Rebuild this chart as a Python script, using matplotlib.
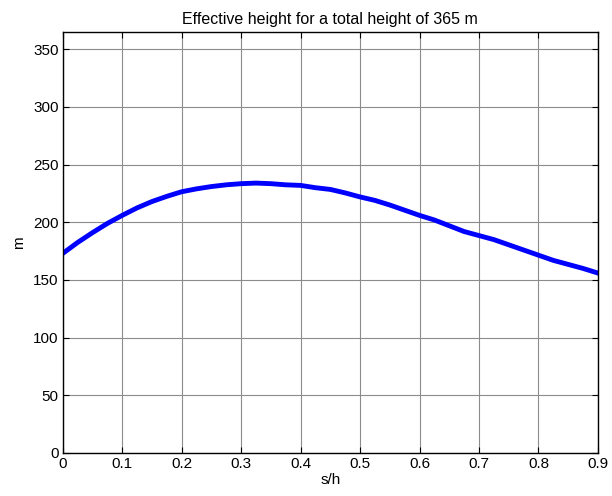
◇ ◇ ◇ ◇ ◇ ◇ ◇
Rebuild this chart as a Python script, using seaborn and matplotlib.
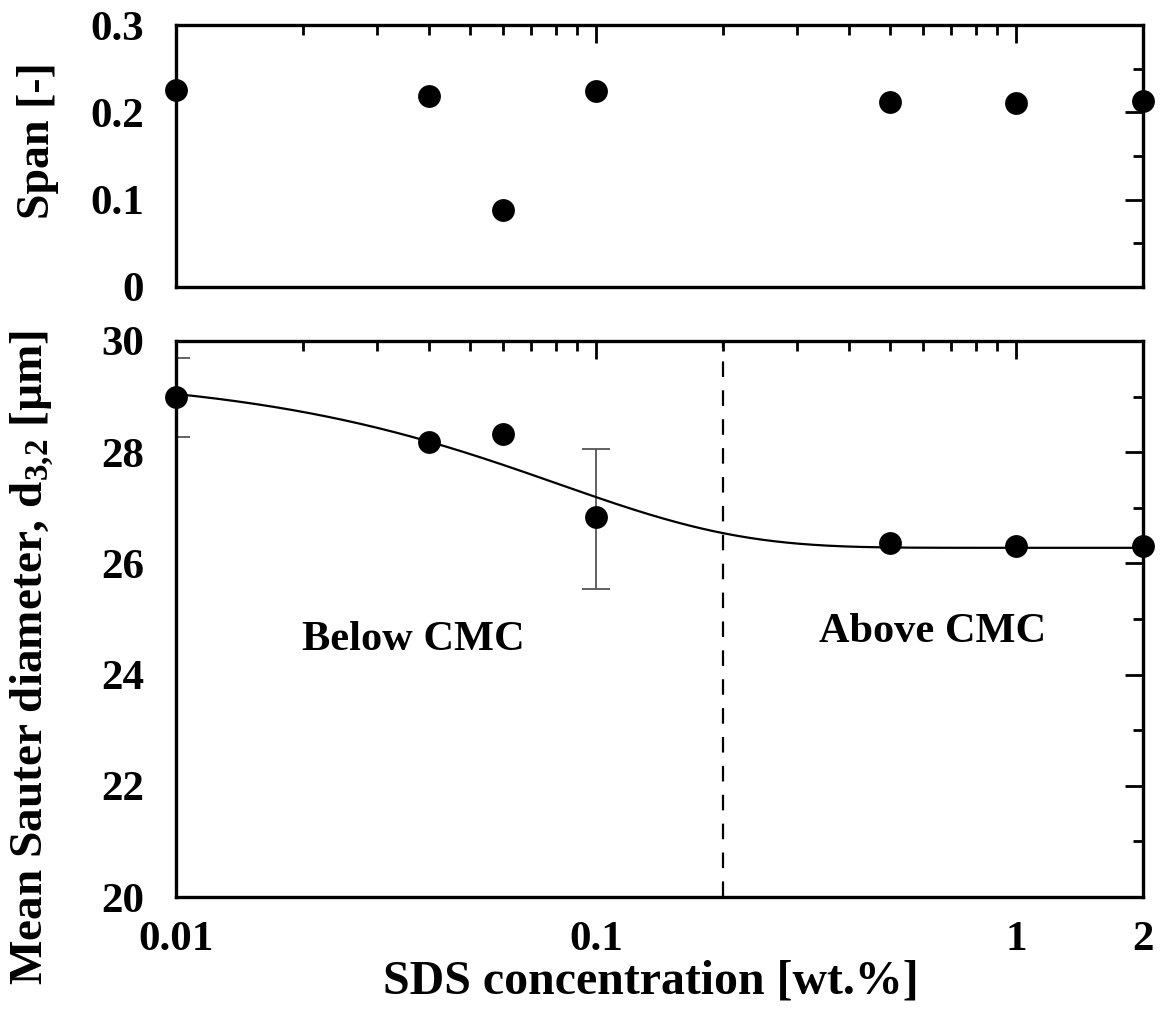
◇ ◇ ◇ ◇ ◇ ◇ ◇
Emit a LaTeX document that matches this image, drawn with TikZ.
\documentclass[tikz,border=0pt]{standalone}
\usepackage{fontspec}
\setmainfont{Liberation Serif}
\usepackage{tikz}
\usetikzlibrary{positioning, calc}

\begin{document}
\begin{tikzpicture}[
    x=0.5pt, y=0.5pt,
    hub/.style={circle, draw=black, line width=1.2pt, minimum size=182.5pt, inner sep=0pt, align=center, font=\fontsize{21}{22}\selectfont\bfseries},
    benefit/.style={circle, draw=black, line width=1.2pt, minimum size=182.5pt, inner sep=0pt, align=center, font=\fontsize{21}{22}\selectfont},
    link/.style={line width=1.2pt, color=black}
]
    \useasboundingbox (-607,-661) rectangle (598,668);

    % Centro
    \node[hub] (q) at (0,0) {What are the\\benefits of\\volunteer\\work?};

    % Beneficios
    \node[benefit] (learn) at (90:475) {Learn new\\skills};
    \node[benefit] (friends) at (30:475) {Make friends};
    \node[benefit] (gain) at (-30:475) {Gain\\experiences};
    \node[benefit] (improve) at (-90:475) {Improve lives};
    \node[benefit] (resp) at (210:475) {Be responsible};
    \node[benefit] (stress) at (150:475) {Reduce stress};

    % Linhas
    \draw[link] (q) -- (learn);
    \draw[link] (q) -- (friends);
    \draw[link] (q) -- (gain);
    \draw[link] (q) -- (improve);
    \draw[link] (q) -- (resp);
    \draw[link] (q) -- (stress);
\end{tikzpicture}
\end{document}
◇ ◇ ◇ ◇ ◇ ◇ ◇
What you need to do: Tally the lines of the records holding the word "Python", then state only the tally.

Answer to the problem: 2